Problem to solve
Extract the full listing verbatim and drop any pictures from your copy.

··· Data in this exercise ···

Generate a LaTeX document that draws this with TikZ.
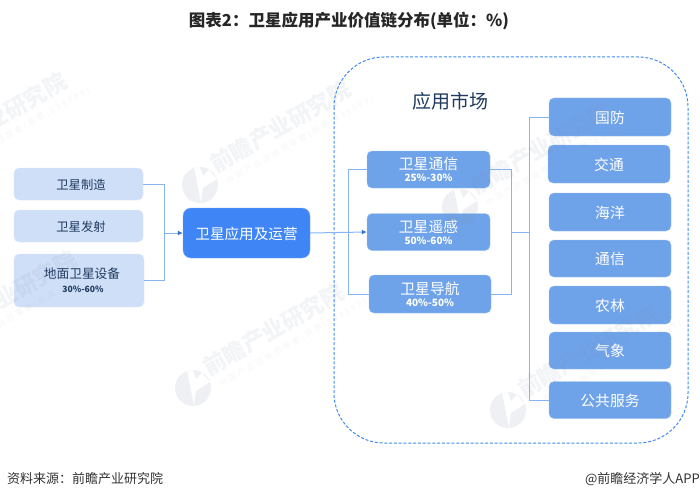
\documentclass[tikz,border=0pt]{standalone}
\usepackage{fontspec}
\usepackage{xcolor}
\setmainfont{Noto Sans CJK SC}
\usetikzlibrary{arrows.meta}

\definecolor{paleblue}{HTML}{CFDFF8}
\definecolor{strongblue}{HTML}{3F85F5}
\definecolor{midblue}{HTML}{6FA3E9}
\definecolor{linkblue}{HTML}{86B5F2}
\definecolor{dashblue}{HTML}{4089F5}
\definecolor{inkblue}{HTML}{1F3A5F}
\definecolor{markgrey}{HTML}{7C8CA8}

\begin{document}
\begin{tikzpicture}[
        x=1pt,
        y=-1pt,
        every node/.style={inner sep=0pt},
        palebox/.style={
                fill=paleblue,
                draw=paleblue!70!white,
                rounded corners=5pt,
                text=inkblue,
                font=\fontsize{12.3}{14}\selectfont,
                align=center,
            },
        midbox/.style={
                fill=midblue,
                draw=midblue!70!white,
                rounded corners=5pt,
                text=white,
                font=\fontsize{14.8}{15}\selectfont,
                align=center,
            },
        oneline/.style={text height=#1, text depth=0pt},
        link/.style={draw=linkblue, line width=1pt},
        linkarrow/.style={link, -{Latex[length=5pt,width=5pt,color=strongblue!85!black]}},
        marktext/.style={text=markgrey, text opacity=0.09, font=\fontsize{22.5}{24}\selectfont\bfseries, rotate=30, anchor=west},
        marksmall/.style={text=markgrey, text opacity=0.08, font=\fontsize{8}{9}\selectfont\addfontfeatures{LetterSpace=30}, rotate=30, anchor=west},
    ]

    \useasboundingbox (0,0) rectangle (700,500);
    \fill[white] (0,0) rectangle (700,500);

    \node[font=\fontsize{16.5}{18}\selectfont\bfseries, text=black!85] (title) at (349,21) {图表2：卫星应用产业价值链分布(单位：\%)};

    \draw[dashblue, line width=1pt, dash pattern=on 3pt off 1.8pt, rounded corners=50pt] (334,57) rectangle (688,443);
    \node[font=\fontsize{19}{21}\selectfont, text=inkblue] (market) at (450,101) {应用市场};

    % left column
    \node[palebox, oneline=10.5pt, minimum width=129pt, minimum height=32pt] (zhizao) at (78.5,184) {\hspace*{5pt}卫星制造};
    \node[palebox, oneline=10.5pt, minimum width=129pt, minimum height=32pt] (fashe) at (78.5,226) {\hspace*{5pt}卫星发射};
    \node[palebox, minimum width=130pt, minimum height=53pt] (dimian) at (79,280.5) {\hspace*{6pt}{\fontsize{12.7}{14}\selectfont 地面卫星设备}\\[0pt]\hspace*{8pt}{\fontsize{8.6}{10}\selectfont\bfseries 30\%-60\%}};
    \node[fill=strongblue, draw=strongblue!70!white, rounded corners=8pt, text=white, minimum width=127pt, minimum height=50pt, text height=12pt, text depth=0pt, font=\fontsize{14.6}{16}\selectfont] (yunying) at (246.5,233) {卫星应用及运营};

    % middle column
    \node[midbox, minimum width=123pt, minimum height=37pt] (tongxin) at (428.5,169.5) {卫星通信\\[-3pt]{\fontsize{10}{11}\selectfont\bfseries 25\%-30\%}};
    \node[midbox, minimum width=123pt, minimum height=37pt] (yaogan) at (428.5,232) {卫星遥感\\[-3pt]{\fontsize{10}{11}\selectfont\bfseries 50\%-60\%}};
    \node[midbox, minimum width=122pt, minimum height=38pt] (daohang) at (430,294) {卫星导航\\[-3pt]{\fontsize{10}{11}\selectfont\bfseries 40\%-50\%}};

    % right column
    \node[midbox, oneline=12pt, minimum width=122pt, minimum height=38pt] (guofang) at (610,117) {国防};
    \node[midbox, oneline=12pt, minimum width=122pt, minimum height=38pt] (jiaotong) at (609,164) {交通};
    \node[midbox, oneline=12pt, minimum width=122pt, minimum height=38pt] (haiyang) at (610,212) {海洋};
    \node[midbox, oneline=12pt, minimum width=122pt, minimum height=37pt] (txin) at (610,258.5) {通信};
    \node[midbox, oneline=12pt, minimum width=122pt, minimum height=38pt] (nonglin) at (610,305) {农林};
    \node[midbox, oneline=12pt, minimum width=122pt, minimum height=37pt] (qixiang) at (610,350.5) {气象};
    \node[midbox, oneline=12pt, minimum width=122pt, minimum height=37pt] (gonggong) at (610,400) {公共服务};

    \coordinate (leftjoin) at (164,233);
    \coordinate (midfork) at (348,232);
    \coordinate (midjoin) at (511,232);
    \coordinate (rightfork) at (529,232);

    \draw[link] (zhizao.east) -| (leftjoin);
    \draw[link] (dimian.east) -| (leftjoin);
    \draw[linkarrow] (leftjoin) -- (yunying.west);

    \draw[linkarrow] (yunying.east) -- (yaogan.west);
    \draw[link] (tongxin.west) -| (midfork);
    \draw[link] (daohang.west) -| (midfork);

    \draw[link] (tongxin.east) -| (midjoin);
    \draw[link] (daohang.east) -| (midjoin);
    \draw[link] (midjoin) -- (rightfork);
    \draw[link] (guofang.west) -| (rightfork);
    \draw[link] (gonggong.west) -| (rightfork);

    % watermark
    \foreach \x/\y in {200/185,460/207,193/388,508/410,-84/177,-74/355}{
            \fill[markgrey, fill opacity=0.13, even odd rule] (\x,\y) circle (18pt)
                (\x-6,\y-17) -- (\x+1,\y+17.9) -- (\x+3,\y+3) -- (\x+17,\y-6) -- (\x+9,\y-15.6) -- (\x+3,\y-9) -- (\x,\y-18) -- cycle;
            \node[marktext] at (\x+12,\y-19) {前瞻产业研究院};
            \node[marksmall] at (\x+27,\y-3) {中国产业咨询领导者(股票:839599)};
        }

    % footer
    \fill[white] (0,465) rectangle (700,500);
    \node[anchor=west, font=\fontsize{13}{15}\selectfont, text=black!80] (source) at (7,479) {资料来源：前瞻产业研究院};
    \node[anchor=east, font=\fontsize{13}{15}\selectfont, text=black!80] (brand) at (700,479) {@前瞻经济学人APP};
\end{tikzpicture}
\end{document}
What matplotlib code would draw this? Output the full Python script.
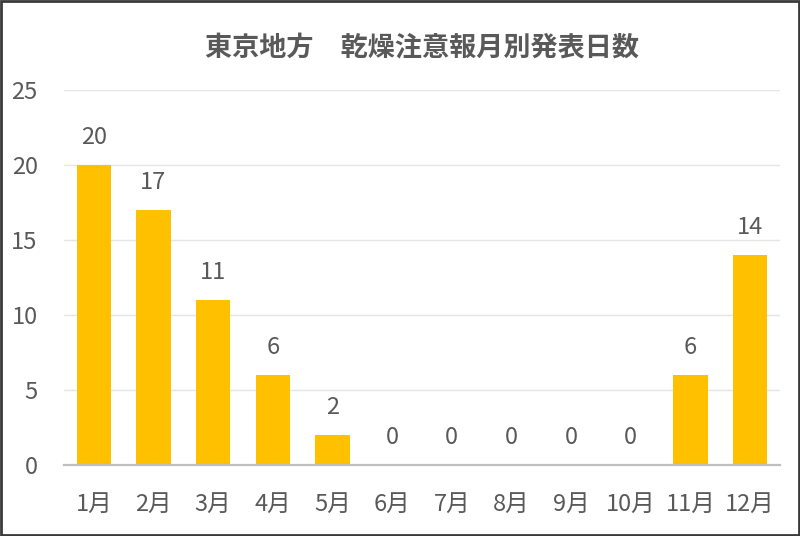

···

Exercise output
Generate a LaTeX document that draws this with TikZ.
\documentclass[tikz,border=0pt]{standalone}
\usepackage{fontspec}
\usepackage{xcolor}
\setmainfont{Noto Sans CJK SC}
\usetikzlibrary{arrows.meta}

\definecolor{paleblue}{HTML}{CFDFF8}
\definecolor{strongblue}{HTML}{3F85F5}
\definecolor{midblue}{HTML}{6FA3E9}
\definecolor{linkblue}{HTML}{86B5F2}
\definecolor{dashblue}{HTML}{4089F5}
\definecolor{inkblue}{HTML}{1F3A5F}
\definecolor{markgrey}{HTML}{7C8CA8}

\begin{document}
\begin{tikzpicture}[
        x=1pt,
        y=-1pt,
        every node/.style={inner sep=0pt},
        palebox/.style={
                fill=paleblue,
                draw=paleblue!70!white,
                rounded corners=5pt,
                text=inkblue,
                font=\fontsize{12.3}{14}\selectfont,
                align=center,
            },
        midbox/.style={
                fill=midblue,
                draw=midblue!70!white,
                rounded corners=5pt,
                text=white,
                font=\fontsize{14.8}{15}\selectfont,
                align=center,
            },
        oneline/.style={text height=#1, text depth=0pt},
        link/.style={draw=linkblue, line width=1pt},
        linkarrow/.style={link, -{Latex[length=5pt,width=5pt,color=strongblue!85!black]}},
        marktext/.style={text=markgrey, text opacity=0.09, font=\fontsize{22.5}{24}\selectfont\bfseries, rotate=30, anchor=west},
        marksmall/.style={text=markgrey, text opacity=0.08, font=\fontsize{8}{9}\selectfont\addfontfeatures{LetterSpace=30}, rotate=30, anchor=west},
    ]

    \useasboundingbox (0,0) rectangle (700,500);
    \fill[white] (0,0) rectangle (700,500);

    \node[font=\fontsize{16.5}{18}\selectfont\bfseries, text=black!85] (title) at (349,21) {图表2：卫星应用产业价值链分布(单位：\%)};

    \draw[dashblue, line width=1pt, dash pattern=on 3pt off 1.8pt, rounded corners=50pt] (334,57) rectangle (688,443);
    \node[font=\fontsize{19}{21}\selectfont, text=inkblue] (market) at (450,101) {应用市场};

    % left column
    \node[palebox, oneline=10.5pt, minimum width=129pt, minimum height=32pt] (zhizao) at (78.5,184) {\hspace*{5pt}卫星制造};
    \node[palebox, oneline=10.5pt, minimum width=129pt, minimum height=32pt] (fashe) at (78.5,226) {\hspace*{5pt}卫星发射};
    \node[palebox, minimum width=130pt, minimum height=53pt] (dimian) at (79,280.5) {\hspace*{6pt}{\fontsize{12.7}{14}\selectfont 地面卫星设备}\\[0pt]\hspace*{8pt}{\fontsize{8.6}{10}\selectfont\bfseries 30\%-60\%}};
    \node[fill=strongblue, draw=strongblue!70!white, rounded corners=8pt, text=white, minimum width=127pt, minimum height=50pt, text height=12pt, text depth=0pt, font=\fontsize{14.6}{16}\selectfont] (yunying) at (246.5,233) {卫星应用及运营};

    % middle column
    \node[midbox, minimum width=123pt, minimum height=37pt] (tongxin) at (428.5,169.5) {卫星通信\\[-3pt]{\fontsize{10}{11}\selectfont\bfseries 25\%-30\%}};
    \node[midbox, minimum width=123pt, minimum height=37pt] (yaogan) at (428.5,232) {卫星遥感\\[-3pt]{\fontsize{10}{11}\selectfont\bfseries 50\%-60\%}};
    \node[midbox, minimum width=122pt, minimum height=38pt] (daohang) at (430,294) {卫星导航\\[-3pt]{\fontsize{10}{11}\selectfont\bfseries 40\%-50\%}};

    % right column
    \node[midbox, oneline=12pt, minimum width=122pt, minimum height=38pt] (guofang) at (610,117) {国防};
    \node[midbox, oneline=12pt, minimum width=122pt, minimum height=38pt] (jiaotong) at (609,164) {交通};
    \node[midbox, oneline=12pt, minimum width=122pt, minimum height=38pt] (haiyang) at (610,212) {海洋};
    \node[midbox, oneline=12pt, minimum width=122pt, minimum height=37pt] (txin) at (610,258.5) {通信};
    \node[midbox, oneline=12pt, minimum width=122pt, minimum height=38pt] (nonglin) at (610,305) {农林};
    \node[midbox, oneline=12pt, minimum width=122pt, minimum height=37pt] (qixiang) at (610,350.5) {气象};
    \node[midbox, oneline=12pt, minimum width=122pt, minimum height=37pt] (gonggong) at (610,400) {公共服务};

    \coordinate (leftjoin) at (164,233);
    \coordinate (midfork) at (348,232);
    \coordinate (midjoin) at (511,232);
    \coordinate (rightfork) at (529,232);

    \draw[link] (zhizao.east) -| (leftjoin);
    \draw[link] (dimian.east) -| (leftjoin);
    \draw[linkarrow] (leftjoin) -- (yunying.west);

    \draw[linkarrow] (yunying.east) -- (yaogan.west);
    \draw[link] (tongxin.west) -| (midfork);
    \draw[link] (daohang.west) -| (midfork);

    \draw[link] (tongxin.east) -| (midjoin);
    \draw[link] (daohang.east) -| (midjoin);
    \draw[link] (midjoin) -- (rightfork);
    \draw[link] (guofang.west) -| (rightfork);
    \draw[link] (gonggong.west) -| (rightfork);

    % watermark
    \foreach \x/\y in {200/185,460/207,193/388,508/410,-84/177,-74/355}{
            \fill[markgrey, fill opacity=0.13, even odd rule] (\x,\y) circle (18pt)
                (\x-6,\y-17) -- (\x+1,\y+17.9) -- (\x+3,\y+3) -- (\x+17,\y-6) -- (\x+9,\y-15.6) -- (\x+3,\y-9) -- (\x,\y-18) -- cycle;
            \node[marktext] at (\x+12,\y-19) {前瞻产业研究院};
            \node[marksmall] at (\x+27,\y-3) {中国产业咨询领导者(股票:839599)};
        }

    % footer
    \fill[white] (0,465) rectangle (700,500);
    \node[anchor=west, font=\fontsize{13}{15}\selectfont, text=black!80] (source) at (7,479) {资料来源：前瞻产业研究院};
    \node[anchor=east, font=\fontsize{13}{15}\selectfont, text=black!80] (brand) at (700,479) {@前瞻经济学人APP};
\end{tikzpicture}
\end{document}
What matplotlib code would draw this? Output the full Python script.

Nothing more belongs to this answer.